The trading market for our common stock may rely in part on the research and reports that equity research analysts publish about our business and us. We do not control the opinions of these analysts. The price of our common stock could decline if one or more equity analysts downgrade our common stock or if those analysts issue other unfavorable commentary or cease publishing reports about our business or us. Furthermore, if no equity research analysts conduct research or publish reports about our business and us, the market price of our common stock could decline.
All of our debt obligations and any preferred stock that we may issue in the future will have priority over our common stock with respect to payment in the event of a bankruptcy, liquidation, dissolution or winding up.

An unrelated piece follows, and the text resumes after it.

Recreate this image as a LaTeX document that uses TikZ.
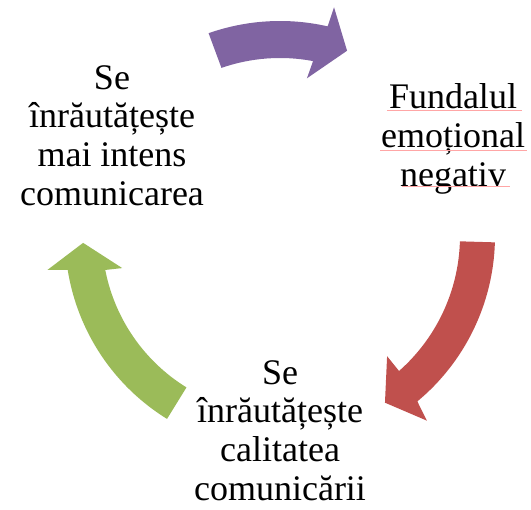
\documentclass[tikz,border=0pt]{standalone}
\usepackage{fontspec}
\setmainfont{Liberation Serif}
\usetikzlibrary{calc}

\definecolor{cycpurple}{HTML}{8064A2}
\definecolor{cycred}{HTML}{C0504D}
\definecolor{cycgreen}{HTML}{9BBB59}
\newcommand{\cycfont}{\fontsize{36}{38.7}\selectfont}

\begin{document}
\begin{tikzpicture}[x=1pt, y=1pt, every node/.style={align=center, font=\cycfont, inner sep=0pt, text=black}, bigarrow/.style={draw=none}, spellmark/.style={red!35, line width=0.6pt}]

    \useasboundingbox (0,0) rectangle (531,510);

    % Nodes
    \coordinate (cyc) at (280,274);
    \node (sebad) at (112,374.5) {Se\\înrăutățește\\mai intens\\comunicarea};
    \node (fundal) at (453,371) {Fundalul\\emoțional\\negativ};
    \node (calit) at (280,79.5) {Se\\înrăutățește\\calitatea\\comunicării};

    % Arrows round the cycle
    \begin{scope}[shift={(cyc)}]
        \fill[cycpurple, bigarrow] (109.4:215pt) arc[start angle=109.4, end angle=77.2, radius=215pt] -- (76.7:235pt) -- (70.1:197pt) -- (80.3:160pt) -- (79.3:178pt) arc[start angle=79.3, end angle=109.2, radius=178pt] -- cycle;
        \fill[cycred, bigarrow] (-1.7:215pt) arc[start angle=-1.7, end angle=-50.3, radius=215pt] -- (-51.5:236pt) -- (-57.8:197pt) -- (-48.3:161pt) -- (-48.6:180pt) arc[start angle=-48.6, end angle=-1.7, radius=180pt] -- cycle;
        \fill[cycgreen, bigarrow] (238.3:215pt) arc[start angle=238.3, end angle=189.1, radius=215pt] -- (188.3:235pt) -- (182:197pt) -- (191.5:161pt) -- (191:178pt) arc[start angle=191, end angle=238.3, radius=178pt] -- cycle;
    \end{scope}

    % Spelling marks under the right text
    \draw[spellmark] (387,399.3) -- (522,399.3);
    \draw[spellmark] (380,360) -- (527,360);
    \draw[spellmark] (402,323.3) -- (510,323.3);

\end{tikzpicture}
\end{document}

In any bankruptcy, liquidation, dissolution or winding up of the Company, our shares of common stock would rank in right of payment or distribution below all debt claims against us and all of our outstanding shares of preferred stock, if any. As a result, holders of our shares of common stock will not be entitled to receive any payment or other distribution of assets in the event of a bankruptcy or upon a liquidation or dissolution until all of our obligations to our debt holders and holders of preferred stock have been satisfied. Accordingly, holders of our common stock may lose their entire investment in the event of a bankruptcy, liquidation, dissolution or winding up of the Company. Similarly, holders of our preferred stock would rank junior to our debt holders and creditors in the event of a bankruptcy, liquidation, dissolution or winding up of the Company.
There may be future sales or other dilution of our equity, which may adversely affect the market price of our common stock.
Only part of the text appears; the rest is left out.